Under the Eye of God by Jerome Charyn
Monday, November 5, 2012 at 7:59AM
TChris in Jerome Charyn, Recent Release, Thriller

Published by MysteriousPress.com/Open Road on October 30, 2012 

I'm not sure what Under the Eye of God is meant to be. Is it a thriller that doesn't thrill? A political satire that isn't funny? A melodrama that lacks emotion? The novel attempts to be many things and doesn't succeed at any of them. The meandering story is eventful, but it is ultimately a tale full of sound and fury, signifying nothing.

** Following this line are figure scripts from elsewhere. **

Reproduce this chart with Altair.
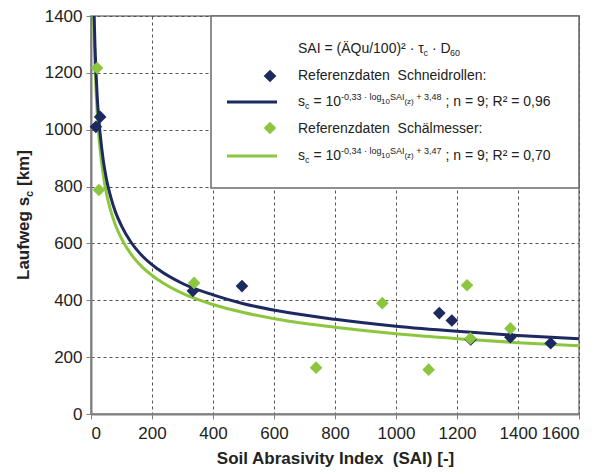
import altair as alt
import pandas as pd

# ---------------- data ----------------
sai_rollen = [16, 30, 334, 495, 1142, 1183, 1245, 1375, 1507]
s_rollen = [1010, 1045, 433, 450, 355, 329, 262, 270, 249]

sai_messer = [20, 26, 338, 738, 955, 1107, 1233, 1244, 1375]
s_messer = [1217, 788, 461, 163, 390, 156, 453, 266, 301]

curve_sai = [8, 10, 13, 16, 20, 25, 30, 40, 50, 65, 80, 100, 130, 170, 220,
             300, 400, 500, 650, 800, 1000, 1200, 1400, 1600]
curve_rollen = [1520, 1413, 1295, 1210, 1124, 1044, 985, 894, 830, 762, 711, 662,
                606, 554, 509, 459, 419, 388, 356, 333, 309, 291, 276, 265]
curve_messer = [1455, 1349, 1234, 1150, 1066, 988, 930, 842, 779, 714, 665, 617,
                564, 515, 472, 424, 385, 357, 326, 305, 282, 265, 251, 240]

x_ticks = [0, 200, 400, 600, 800, 1000, 1200, 1400, 1600]
y_ticks = [0, 200, 400, 600, 800, 1000, 1200, 1400]

DARK = "#1c2a5f"
GREEN = "#8cc63f"
FONT = "Liberation Sans"
TXT = "#222222"

pts_r = pd.DataFrame({"sai": sai_rollen, "s": s_rollen})
pts_m = pd.DataFrame({"sai": sai_messer, "s": s_messer})
cur_r = pd.DataFrame({"sai": curve_sai, "s": curve_rollen})
cur_m = pd.DataFrame({"sai": curve_sai, "s": curve_messer})
one = pd.DataFrame({"k": [0]})

x_enc = alt.X("sai:Q", scale=alt.Scale(domain=[0, 1600], nice=False),
              axis=alt.Axis(values=x_ticks, title="Soil Abrasivity Index\u00a0 (SAI) [-]",
                            format="d", labelPadding=6, titlePadding=9))
y_enc = alt.Y("s:Q", scale=alt.Scale(domain=[0, 1400], nice=False),
              axis=alt.Axis(values=y_ticks, title="", format="d"))

line_r = alt.Chart(cur_r).mark_line(color=DARK, strokeWidth=3, clip=True,
                                    interpolate="monotone").encode(x=x_enc, y=y_enc)
line_m = alt.Chart(cur_m).mark_line(color=GREEN, strokeWidth=3, clip=True,
                                    interpolate="monotone").encode(x=x_enc, y=y_enc)
pt_r = alt.Chart(pts_r).mark_point(shape="diamond", filled=True, size=160, opacity=1,
                                   color=DARK).encode(x=x_enc, y=y_enc)
pt_m = alt.Chart(pts_m).mark_point(shape="diamond", filled=True, size=160, opacity=1,
                                   color=GREEN).encode(x=x_enc, y=y_enc)

# ---------------- legend box ----------------
box = alt.Chart(one).mark_rect(fill="white", stroke="#6a6a6a", strokeWidth=1.5).encode(
    x=alt.value(120), x2=alt.value(488), y=alt.value(0), y2=alt.value(172))

W = {" ": 278, "\u00a0": 278, "(": 333, ")": 333, "+": 584, ",": 278, "-": 333,
     ".": 278, "/": 278, ":": 278, ";": 278, "=": 584, "A": 667, "D": 722, "I": 278,
     "Q": 778, "R": 722, "S": 667, "\u00c4": 667, "a": 556, "c": 500, "d": 556,
     "e": 556, "g": 556, "h": 556, "i": 222, "k": 500, "l": 222, "m": 833, "n": 556,
     "o": 556, "r": 333, "s": 500, "t": 278, "u": 556, "z": 500, "\u00b2": 333,
     "\u00b7": 278, "\u03c4": 440, "\u00e4": 556, "f": 278, "[": 278, "]": 278}


def tw(s, fs):
    return sum(W.get(ch, 556) for ch in s) / 1000.0 * fs


def text_run(segments, x0, base, weight="normal"):
    layers = []
    x = x0
    for txt, fs, dy in segments:
        stripped = txt.lstrip(" ")
        lead = tw(txt[:len(txt) - len(stripped)], fs)
        t = stripped.replace(" ", "\u00a0")
        layers.append(alt.Chart(one).mark_text(
            text=t, align="left", baseline="alphabetic", font=FONT, fontSize=fs,
            fontWeight=weight, color=TXT).encode(x=alt.value(x + lead),
                                                 y=alt.value(base + dy)))
        x += tw(txt, fs)
    return layers


TX = 207
leg = []
leg += text_run([("SAI = (\u00c4Qu/100)\u00b2 \u00b7 \u03c4", 14, 0), ("c", 9, 3),
                 (" \u00b7 D", 14, 0), ("60", 9, 3)], TX, 37)
leg += text_run([("Referenzdaten  Schneidrollen:", 14, 0)], TX, 64)
leg += text_run([("s", 14, 0), ("c", 9, 3), (" = 10", 14, 0), ("-0,33 \u00b7 log", 9, -6),
                 ("10", 8, -2), ("SAI", 9, -6), ("(z)", 8, -2), (" + 3,48", 9, -6),
                 (" ; n = 9; R\u00b2 = 0,96", 14, 0)], TX, 90)
leg += text_run([("Referenzdaten  Sch\u00e4lmesser:", 14, 0)], TX, 117)
leg += text_run([("s", 14, 0), ("c", 9, 3), (" = 10", 14, 0), ("-0,34 \u00b7 log", 9, -6),
                 ("10", 8, -2), ("SAI", 9, -6), ("(z)", 8, -2), (" + 3,47", 9, -6),
                 (" ; n = 9; R\u00b2 = 0,70", 14, 0)], TX, 144)

leg_sym = [
    alt.Chart(one).mark_point(shape="diamond", filled=True, size=160, opacity=1,
                              color=DARK).encode(x=alt.value(179), y=alt.value(60)),
    alt.Chart(one).mark_rule(color=DARK, strokeWidth=3).encode(
        x=alt.value(136), x2=alt.value(186), y=alt.value(86)),
    alt.Chart(one).mark_point(shape="diamond", filled=True, size=160, opacity=1,
                              color=GREEN).encode(x=alt.value(179), y=alt.value(112)),
    alt.Chart(one).mark_rule(color=GREEN, strokeWidth=3).encode(
        x=alt.value(136), x2=alt.value(186), y=alt.value(140)),
]

# ---------------- y axis title with subscript ----------------
ytitle = [
    alt.Chart(one).mark_text(text="Laufweg\u00a0s", angle=270, align="left",
                             baseline="alphabetic", font=FONT, fontSize=17,
                             fontWeight="bold", color=TXT).encode(
        x=alt.value(-62), y=alt.value(264)),
    alt.Chart(one).mark_text(text="c", angle=270, align="left", baseline="alphabetic",
                             font=FONT, fontSize=11, fontWeight="bold", color=TXT).encode(
        x=alt.value(-58), y=alt.value(264 - 83)),
    alt.Chart(one).mark_text(text="[km]", angle=270, align="left",
                             baseline="alphabetic", font=FONT, fontSize=17,
                             fontWeight="bold", color=TXT).encode(
        x=alt.value(-62), y=alt.value(264 - 89 - 5)),
]

chart = alt.layer(line_m, line_r, pt_r, pt_m, box, *leg_sym, *leg, *ytitle).properties(
    width=488, height=398,
    autosize=alt.AutoSizeParams(type="none"),
    padding={"left": 83, "top": 8, "right": 18, "bottom": 60},
).configure_view(stroke="#808080", strokeWidth=1.5).configure_axis(
    grid=True, gridColor="#555555", gridDash=[3, 3], gridWidth=1,
    domainColor="#808080", domainWidth=2, tickColor="#808080", tickSize=5,
    labelFont=FONT, labelFontSize=17, labelColor=TXT, labelPadding=4,
    titleFont=FONT, titleFontSize=17, titleFontWeight="bold", titleColor=TXT,
    titlePadding=10,
)

chart.save("out.html", embed_options={"renderer": "svg", "actions": False})
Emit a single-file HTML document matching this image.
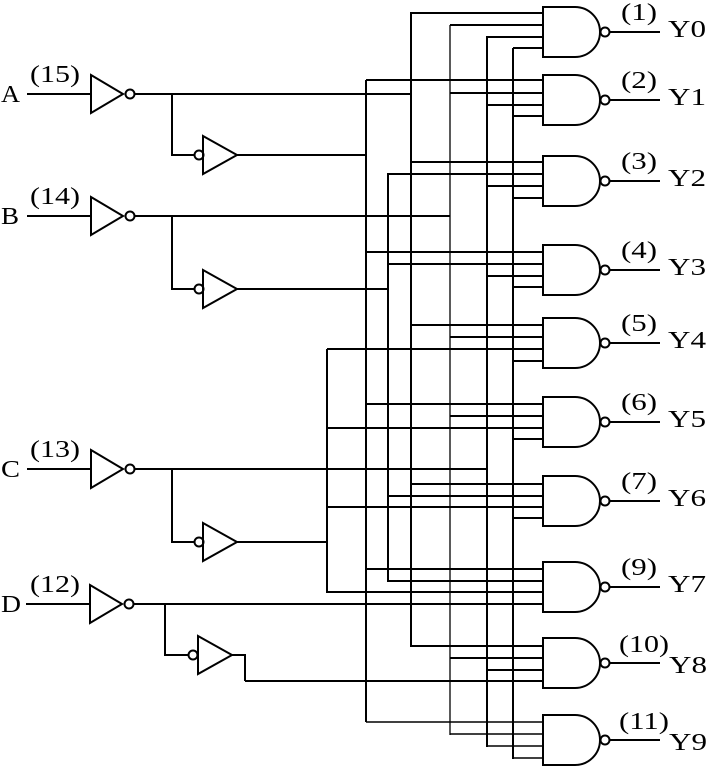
<!DOCTYPE html>
<html><head><style>html,body{margin:0;padding:0;background:#fff}svg{display:block}</style></head><body>
<svg width="707" height="767" viewBox="0 0 707 767" xmlns="http://www.w3.org/2000/svg" font-family="Liberation Serif, serif" font-size="24">
<g stroke="#000" stroke-width="2" fill="none">
<line x1="327" y1="349" x2="327" y2="593"/>
<line x1="366" y1="80" x2="366" y2="722"/>
<line x1="388" y1="173" x2="388" y2="582"/>
<line x1="411" y1="12" x2="411" y2="647"/>
<line x1="450" y1="25" x2="450" y2="735" stroke-width="1.3"/>
<line x1="487" y1="36" x2="487" y2="747"/>
<line x1="513" y1="48" x2="513" y2="759"/>
<path d="M411 13H543M450 25H543M487 37H543M513 48H543"/>
<path d="M366 80H543M450 93H543M487 105H543M513 116H543"/>
<path d="M411 162H543M388 174H543M487 186H543M513 198H543"/>
<path d="M366 252H543M388 264H543M487 276H543M513 287H543"/>
<path d="M411 325H543M450 337H543M327 349H543M513 361H543"/>
<path d="M366 404H543M450 416H543M327 428H543M513 439H543"/>
<path d="M411 484H543M388 496H543M327 507H543M513 518H543"/>
<path d="M366 569H543M388 581H543M327 592H543M134 604H543"/>
<path d="M411 646H543M450 658H543M487 670H543M245 681H543"/>
<path d="M366 722H543M450 734H543M487 746H543M513 758H543" stroke-width="1.4"/>
<path d="M134 94H411M237 155H366M134 216H450M237 289H388M134 469H487M237 542H327"/>
<path d="M232 655H245V681"/>
<g>
<path d="M27 94H91M91 75L123 94L91 113Z"/><circle cx="130" cy="94" r="4.5"/>
<path d="M172 94V155H194"/><circle cx="199" cy="155" r="4.5"/><path d="M203 136L237 155L203 174Z"/>
</g>
<g transform="translate(0,122)">
<path d="M27 94H91M91 75L123 94L91 113Z"/><circle cx="130" cy="94" r="4.5"/>
<path d="M172 94V167H194"/><circle cx="199" cy="167" r="4.5"/><path d="M203 148L237 167L203 186Z"/>
</g>
<g transform="translate(0,375)">
<path d="M27 94H91M91 75L123 94L91 113Z"/><circle cx="130" cy="94" r="4.5"/>
<path d="M172 94V167H194"/><circle cx="199" cy="167" r="4.5"/><path d="M203 148L237 167L203 186Z"/>
</g>
<path d="M26 604H90M90 585L122 604L90 623Z"/><circle cx="129" cy="604" r="4.5"/>
<path d="M165 604V655H188"/><circle cx="193" cy="655" r="4.5"/><path d="M198 636L232 655L198 674Z"/>
<g id="g0"><path d="M543 7H575A25 25 0 0 1 575 57H543Z"/><circle cx="605" cy="32" r="4.5"/><path d="M609 32H660"/></g>
<use href="#g0" y="68"/>
<use href="#g0" y="149"/>
<use href="#g0" y="238"/>
<use href="#g0" y="311"/>
<use href="#g0" y="390"/>
<use href="#g0" y="469"/>
<use href="#g0" y="555"/>
<use href="#g0" y="631"/>
<use href="#g0" y="708"/>
</g>
<g fill="#000" lengthAdjust="spacingAndGlyphs">
<text x="1" y="102" textLength="19" lengthAdjust="spacingAndGlyphs">A</text><text x="30" y="82" textLength="50" lengthAdjust="spacingAndGlyphs">(15)</text>
<text x="1" y="224" textLength="18" lengthAdjust="spacingAndGlyphs">B</text><text x="30" y="204" textLength="50" lengthAdjust="spacingAndGlyphs">(14)</text>
<text x="1" y="477" textLength="19" lengthAdjust="spacingAndGlyphs">C</text><text x="30" y="457" textLength="50" lengthAdjust="spacingAndGlyphs">(13)</text>
<text x="1" y="612" textLength="20" lengthAdjust="spacingAndGlyphs">D</text><text x="30" y="592" textLength="50" lengthAdjust="spacingAndGlyphs">(12)</text>
<text x="621" y="20" textLength="36" lengthAdjust="spacingAndGlyphs">(1)</text><text x="668" y="37" textLength="38" lengthAdjust="spacingAndGlyphs">Y0</text>
<text x="621" y="88" textLength="36" lengthAdjust="spacingAndGlyphs">(2)</text><text x="668" y="105" textLength="38" lengthAdjust="spacingAndGlyphs">Y1</text>
<text x="621" y="169" textLength="36" lengthAdjust="spacingAndGlyphs">(3)</text><text x="668" y="186" textLength="38" lengthAdjust="spacingAndGlyphs">Y2</text>
<text x="621" y="258" textLength="36" lengthAdjust="spacingAndGlyphs">(4)</text><text x="668" y="275" textLength="38" lengthAdjust="spacingAndGlyphs">Y3</text>
<text x="621" y="331" textLength="36" lengthAdjust="spacingAndGlyphs">(5)</text><text x="668" y="348" textLength="38" lengthAdjust="spacingAndGlyphs">Y4</text>
<text x="621" y="410" textLength="36" lengthAdjust="spacingAndGlyphs">(6)</text><text x="668" y="427" textLength="38" lengthAdjust="spacingAndGlyphs">Y5</text>
<text x="621" y="489" textLength="36" lengthAdjust="spacingAndGlyphs">(7)</text><text x="668" y="506" textLength="38" lengthAdjust="spacingAndGlyphs">Y6</text>
<text x="621" y="575" textLength="36" lengthAdjust="spacingAndGlyphs">(9)</text><text x="668" y="592" textLength="38" lengthAdjust="spacingAndGlyphs">Y7</text>
<text x="619" y="652" textLength="50" lengthAdjust="spacingAndGlyphs">(10)</text><text x="669" y="673" textLength="38" lengthAdjust="spacingAndGlyphs">Y8</text>
<text x="619" y="729" textLength="50" lengthAdjust="spacingAndGlyphs">(11)</text><text x="669" y="750" textLength="38" lengthAdjust="spacingAndGlyphs">Y9</text>
</g>
</svg>
</body></html>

Isaac Sidel, the immensely popular gun-toting mayor of New York, is running for vice president in 1988. The scandal-ridden presidential candidate is Michael Storm. Sidel is wildly popular with the electorate, largely because he carries a Glock and regularly shoots people with it, and is largely responsible for Storm's victory. The incumbent president, perhaps an even bigger scoundrel than Storm, decides to frame Sidel as a pedophile (an accusation made possible only because Sidel is inexplicably traveling on a campaign bus with Storm's immensely popular twelve-year-old girl), thus nullifying the party's best asset. Sidel tumbles to the plot only because the president's astrologer abandons him after he punches her in the nose. We learn all of this in a preposterous first chapter that ends with Sidel tackling an apparent assassin because the four screamingly incompetent Secret Service agents charged with protecting him are too far away to act.

Later in the novel we learn that the astrologer isn't who she seems to be, that various would-be assassins aren't who they seem to be, and that a glamorous woman named Inez -- who becomes the most recent of Sidel's varied love interests -- is really Trudy Winckleman. Trudy is the modern incarnation of the orginal Inez, a woman who captivated gangster Arnold Rothstein in the 1920s. Rothstein was the mentor of David Pearl who, in turn, became Sidel's mentor. By 1988, Pearl owns a good chunk of New York City and has unsettling plans for the Bronx. A conflict naturally ensues between Pearl and Sidel.

The disjointed plot careens like a go-kart with no brakes driven by a blind gorilla. It makes jarring departures from present to past, from place to place and event to event, moving in such a frenetic, haphazard fashion that the reader has no opportunity to settle in and enjoy the ride. Every time it seems like Jerome Charyn might be ready to tell a coherent story, a new tangent emerges to send the plot skidding off in another direction. Each chapter addresses a fresh scandal, resulting in a disturbing discontinuity. The binding thread is a scheme that comes to Sidel's attention when he sees the Army Corps of Engineers stumbling around in the Bronx, but the scheme receives only sporadic attention and even if it were believable, it wouldn't be interesting. With so much going on, it is surprising that the story is so often dull.

At its best, Under the Eye of God reads like an ode to New York City, particularly its architecture. Charyn writes lovingly of the Ansonia, home of such luminaries as Enrico Caruso and Babe Ruth. Of course, Sidel can't enter the Ansonia without shooting someone with his Glock. Maybe Sidel is supposed to be modeled upon Rudy "Look at Me, I'm Tough on Crime" Giuliani, but even Rudy left the actual killing to the NYPD.

As political satire, Under the Eye of God is hopeless. Every political character in the novel is corrupt except, of course, for the straight-shooting Sidel. Satire this heavy-handed is too predictable to be funny. The novel fails as a love story because it's impossible to care whether Sidel will fulfill his fickle romantic ambitions. As a crime novel, the story is a bust. Crime permeates the novel but none of it can be taken seriously. The story fails to create the slightest bit of dramatic tension. With no humor, no believable drama, and no characters worth caring about, Under the Eye of God doesn't deserve to fall under the eye of any reader.